(Collected data entries)
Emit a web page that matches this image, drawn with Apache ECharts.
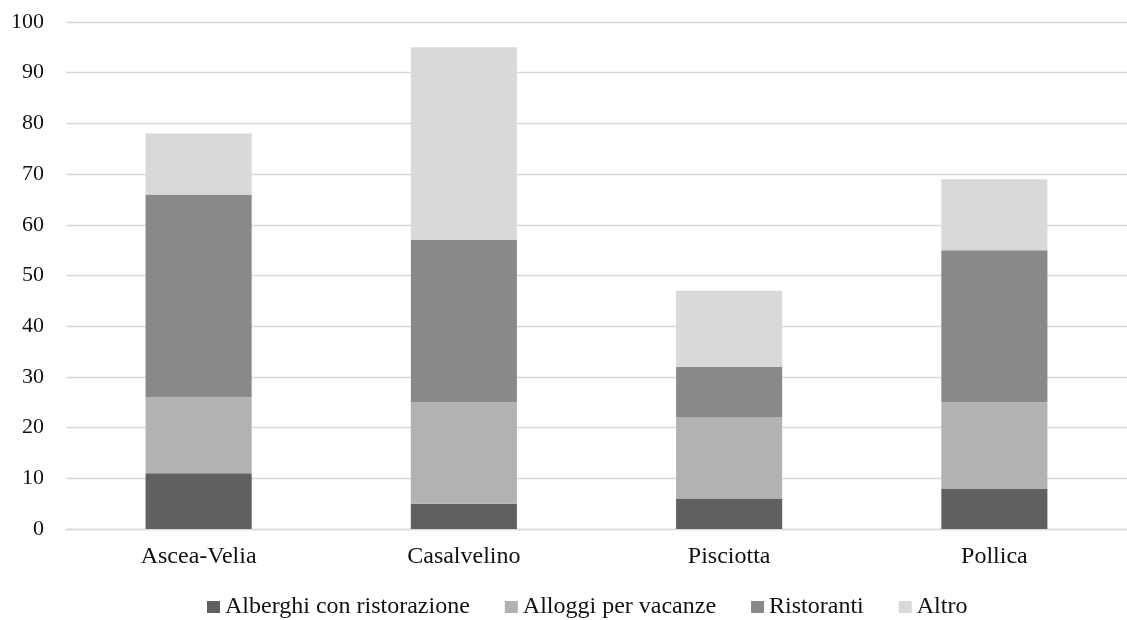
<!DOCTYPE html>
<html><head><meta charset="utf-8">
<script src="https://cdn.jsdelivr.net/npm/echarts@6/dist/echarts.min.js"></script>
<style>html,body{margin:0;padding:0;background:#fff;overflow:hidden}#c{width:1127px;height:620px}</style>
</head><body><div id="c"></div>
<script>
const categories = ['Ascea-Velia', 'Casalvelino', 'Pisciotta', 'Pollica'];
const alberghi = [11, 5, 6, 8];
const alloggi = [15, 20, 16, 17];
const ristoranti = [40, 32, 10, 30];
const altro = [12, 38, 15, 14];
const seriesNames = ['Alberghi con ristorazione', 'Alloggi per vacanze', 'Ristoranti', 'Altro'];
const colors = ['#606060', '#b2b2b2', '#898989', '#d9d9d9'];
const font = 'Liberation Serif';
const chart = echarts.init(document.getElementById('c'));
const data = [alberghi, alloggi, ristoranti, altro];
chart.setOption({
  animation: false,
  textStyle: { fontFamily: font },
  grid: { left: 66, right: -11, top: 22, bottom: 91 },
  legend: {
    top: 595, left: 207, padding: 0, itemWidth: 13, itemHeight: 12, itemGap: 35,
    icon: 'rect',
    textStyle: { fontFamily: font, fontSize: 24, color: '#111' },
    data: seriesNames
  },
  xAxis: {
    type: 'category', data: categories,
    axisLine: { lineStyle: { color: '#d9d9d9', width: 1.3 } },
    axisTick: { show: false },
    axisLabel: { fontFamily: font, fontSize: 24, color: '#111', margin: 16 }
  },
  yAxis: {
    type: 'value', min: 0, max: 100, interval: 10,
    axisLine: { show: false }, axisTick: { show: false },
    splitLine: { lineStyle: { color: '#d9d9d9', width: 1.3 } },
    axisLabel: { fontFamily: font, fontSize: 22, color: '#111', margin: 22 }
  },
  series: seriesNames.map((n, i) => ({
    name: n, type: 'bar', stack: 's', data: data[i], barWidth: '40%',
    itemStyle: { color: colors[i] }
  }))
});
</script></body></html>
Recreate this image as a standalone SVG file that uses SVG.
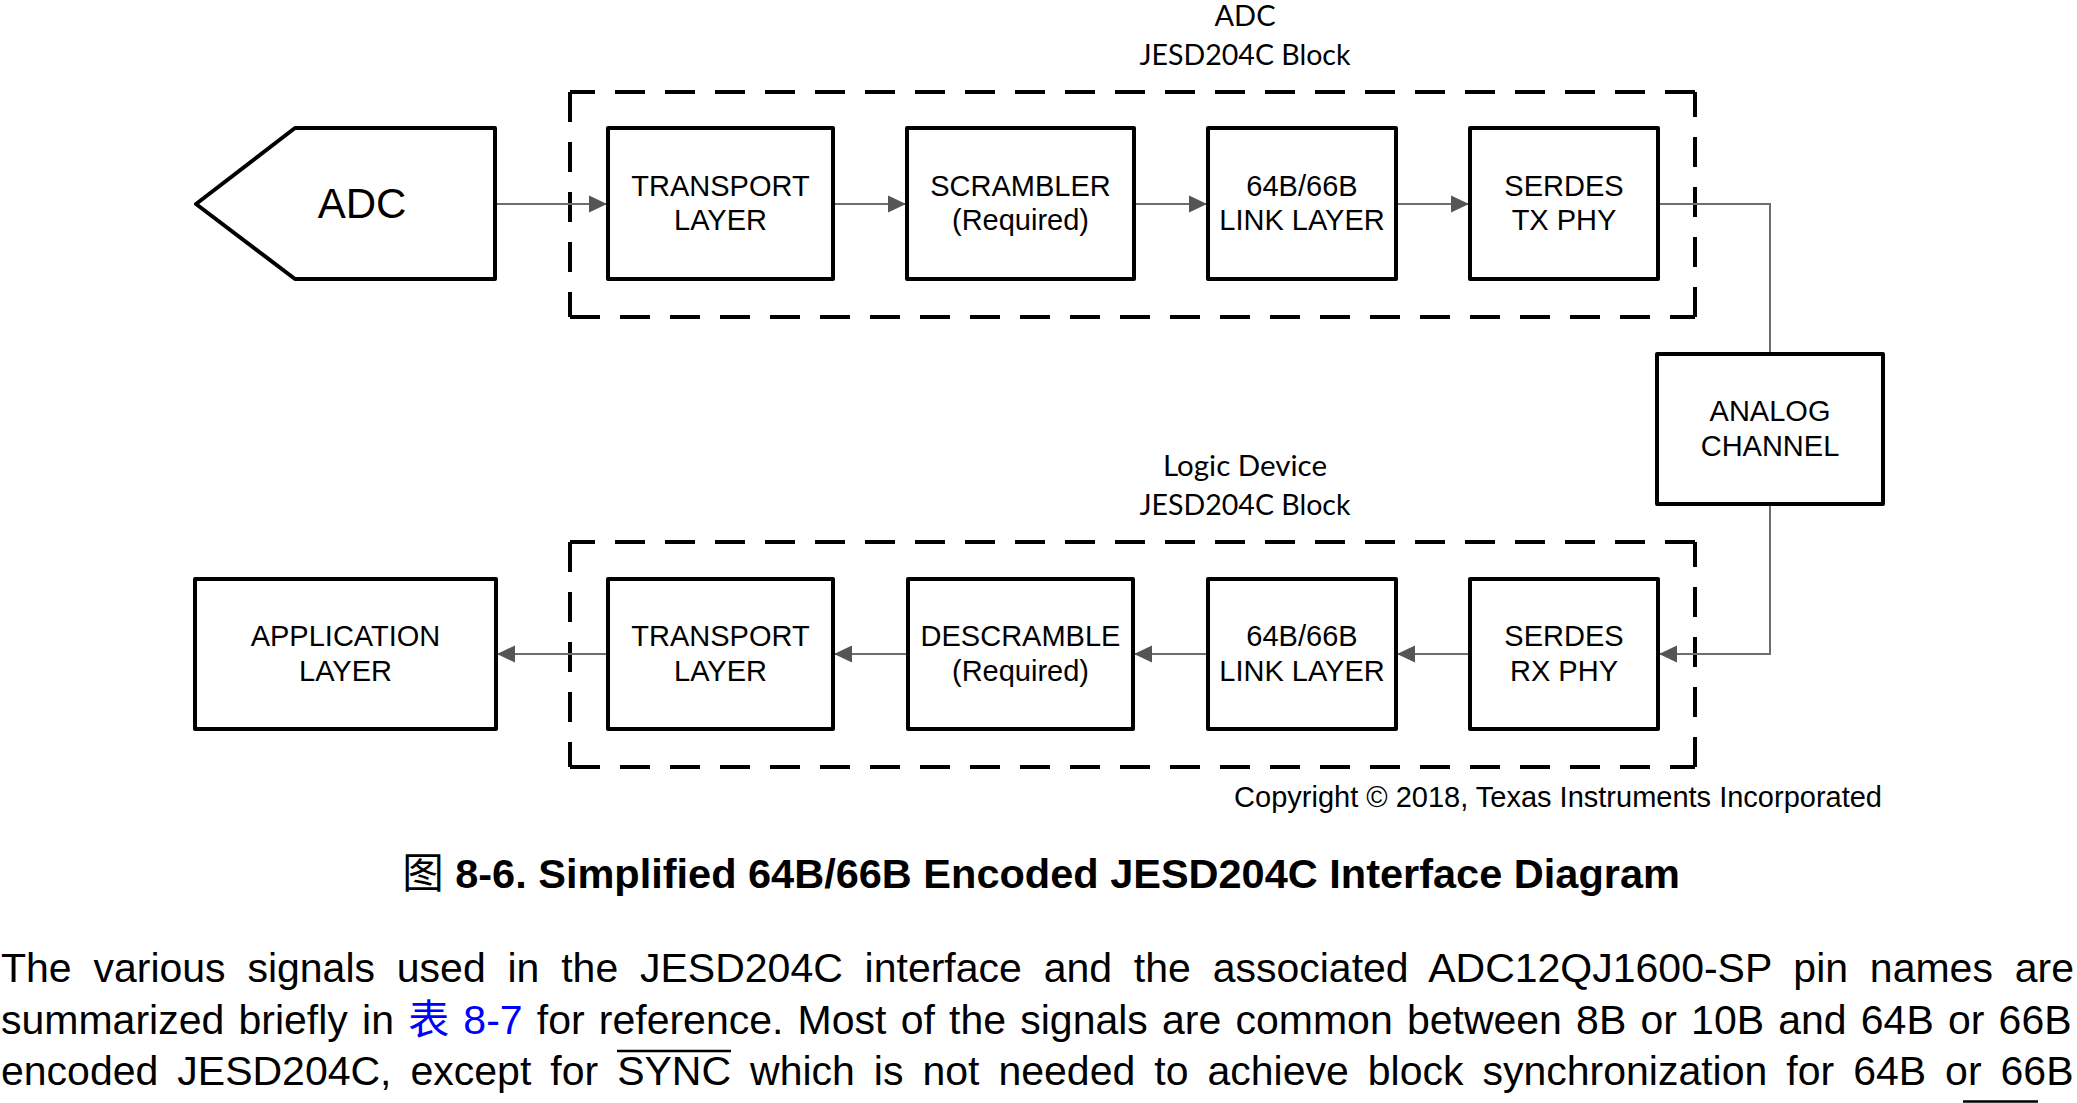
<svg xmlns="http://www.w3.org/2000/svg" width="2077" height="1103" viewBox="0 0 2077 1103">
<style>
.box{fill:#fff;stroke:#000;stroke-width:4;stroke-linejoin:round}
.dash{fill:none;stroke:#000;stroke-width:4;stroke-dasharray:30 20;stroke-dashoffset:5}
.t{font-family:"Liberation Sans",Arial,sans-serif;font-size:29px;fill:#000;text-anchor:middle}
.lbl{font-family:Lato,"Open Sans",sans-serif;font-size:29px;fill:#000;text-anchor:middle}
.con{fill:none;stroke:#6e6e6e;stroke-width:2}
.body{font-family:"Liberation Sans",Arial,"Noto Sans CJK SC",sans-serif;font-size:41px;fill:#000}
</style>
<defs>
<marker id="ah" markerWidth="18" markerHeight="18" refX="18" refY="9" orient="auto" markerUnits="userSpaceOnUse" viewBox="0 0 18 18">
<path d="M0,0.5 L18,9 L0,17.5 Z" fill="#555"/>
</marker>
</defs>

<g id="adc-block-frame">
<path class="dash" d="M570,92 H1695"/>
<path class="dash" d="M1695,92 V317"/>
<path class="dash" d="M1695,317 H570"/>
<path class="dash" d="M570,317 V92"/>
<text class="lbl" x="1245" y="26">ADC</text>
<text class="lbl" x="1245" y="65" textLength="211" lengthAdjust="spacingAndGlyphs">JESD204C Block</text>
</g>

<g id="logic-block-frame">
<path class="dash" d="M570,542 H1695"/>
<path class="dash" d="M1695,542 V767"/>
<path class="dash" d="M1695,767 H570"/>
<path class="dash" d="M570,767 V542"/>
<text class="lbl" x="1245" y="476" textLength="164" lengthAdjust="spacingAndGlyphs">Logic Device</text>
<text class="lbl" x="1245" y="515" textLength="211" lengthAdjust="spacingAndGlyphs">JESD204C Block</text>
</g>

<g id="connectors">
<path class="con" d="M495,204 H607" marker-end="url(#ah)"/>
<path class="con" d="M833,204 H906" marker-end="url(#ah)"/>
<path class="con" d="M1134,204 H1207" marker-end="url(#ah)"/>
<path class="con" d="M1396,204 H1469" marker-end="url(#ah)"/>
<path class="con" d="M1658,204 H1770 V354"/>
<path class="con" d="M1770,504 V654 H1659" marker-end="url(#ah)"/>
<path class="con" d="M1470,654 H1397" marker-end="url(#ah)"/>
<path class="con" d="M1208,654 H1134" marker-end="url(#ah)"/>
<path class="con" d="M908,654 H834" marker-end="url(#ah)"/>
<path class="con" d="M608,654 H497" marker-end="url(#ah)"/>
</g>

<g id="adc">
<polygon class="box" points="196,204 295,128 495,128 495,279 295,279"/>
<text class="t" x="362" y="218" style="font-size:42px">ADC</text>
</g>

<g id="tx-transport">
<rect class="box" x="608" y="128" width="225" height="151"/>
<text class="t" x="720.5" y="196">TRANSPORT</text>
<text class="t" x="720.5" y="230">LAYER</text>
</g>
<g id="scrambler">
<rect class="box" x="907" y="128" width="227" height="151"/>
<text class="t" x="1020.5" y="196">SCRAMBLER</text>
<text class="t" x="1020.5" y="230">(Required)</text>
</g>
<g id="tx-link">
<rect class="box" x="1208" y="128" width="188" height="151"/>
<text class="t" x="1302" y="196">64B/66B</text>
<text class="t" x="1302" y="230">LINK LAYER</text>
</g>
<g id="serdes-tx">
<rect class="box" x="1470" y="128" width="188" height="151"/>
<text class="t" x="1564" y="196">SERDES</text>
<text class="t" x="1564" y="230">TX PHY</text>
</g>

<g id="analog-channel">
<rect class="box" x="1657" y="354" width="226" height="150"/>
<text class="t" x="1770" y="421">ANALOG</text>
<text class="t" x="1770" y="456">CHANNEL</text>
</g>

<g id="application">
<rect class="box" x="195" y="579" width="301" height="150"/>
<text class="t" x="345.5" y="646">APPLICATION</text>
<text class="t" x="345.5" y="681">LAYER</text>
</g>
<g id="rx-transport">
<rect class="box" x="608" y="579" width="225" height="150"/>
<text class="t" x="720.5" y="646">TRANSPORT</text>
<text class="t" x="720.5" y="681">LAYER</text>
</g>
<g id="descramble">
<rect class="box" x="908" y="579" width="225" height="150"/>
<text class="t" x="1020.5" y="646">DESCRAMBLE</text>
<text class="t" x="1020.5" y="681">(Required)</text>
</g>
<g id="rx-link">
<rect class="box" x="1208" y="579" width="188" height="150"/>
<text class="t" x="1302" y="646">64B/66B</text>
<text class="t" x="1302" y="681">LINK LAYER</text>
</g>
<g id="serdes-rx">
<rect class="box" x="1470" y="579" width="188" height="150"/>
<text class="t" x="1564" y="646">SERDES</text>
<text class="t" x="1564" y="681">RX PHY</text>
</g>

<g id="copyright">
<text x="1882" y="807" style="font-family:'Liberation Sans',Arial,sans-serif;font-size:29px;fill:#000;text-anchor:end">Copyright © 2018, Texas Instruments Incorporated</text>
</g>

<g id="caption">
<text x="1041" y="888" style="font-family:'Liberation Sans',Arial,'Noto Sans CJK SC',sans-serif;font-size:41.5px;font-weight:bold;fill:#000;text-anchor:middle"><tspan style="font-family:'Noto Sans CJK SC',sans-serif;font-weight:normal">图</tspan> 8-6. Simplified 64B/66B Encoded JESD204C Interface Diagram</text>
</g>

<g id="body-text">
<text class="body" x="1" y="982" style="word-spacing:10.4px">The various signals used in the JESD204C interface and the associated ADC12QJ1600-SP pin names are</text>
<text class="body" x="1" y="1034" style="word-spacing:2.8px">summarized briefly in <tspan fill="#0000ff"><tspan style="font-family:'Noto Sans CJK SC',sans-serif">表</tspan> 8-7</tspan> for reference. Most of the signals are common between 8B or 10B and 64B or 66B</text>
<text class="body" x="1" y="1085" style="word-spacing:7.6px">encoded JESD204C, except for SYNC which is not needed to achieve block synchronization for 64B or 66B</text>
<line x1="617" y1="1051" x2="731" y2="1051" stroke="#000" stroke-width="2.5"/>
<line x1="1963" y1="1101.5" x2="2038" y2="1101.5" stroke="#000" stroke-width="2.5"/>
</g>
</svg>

Task
Find every line that has "this" in it, then return those lines.

Task output
Emit a web page that matches this image, drawn with Apache ECharts.
Recreate this image as a standalone SVG file that uses SVG.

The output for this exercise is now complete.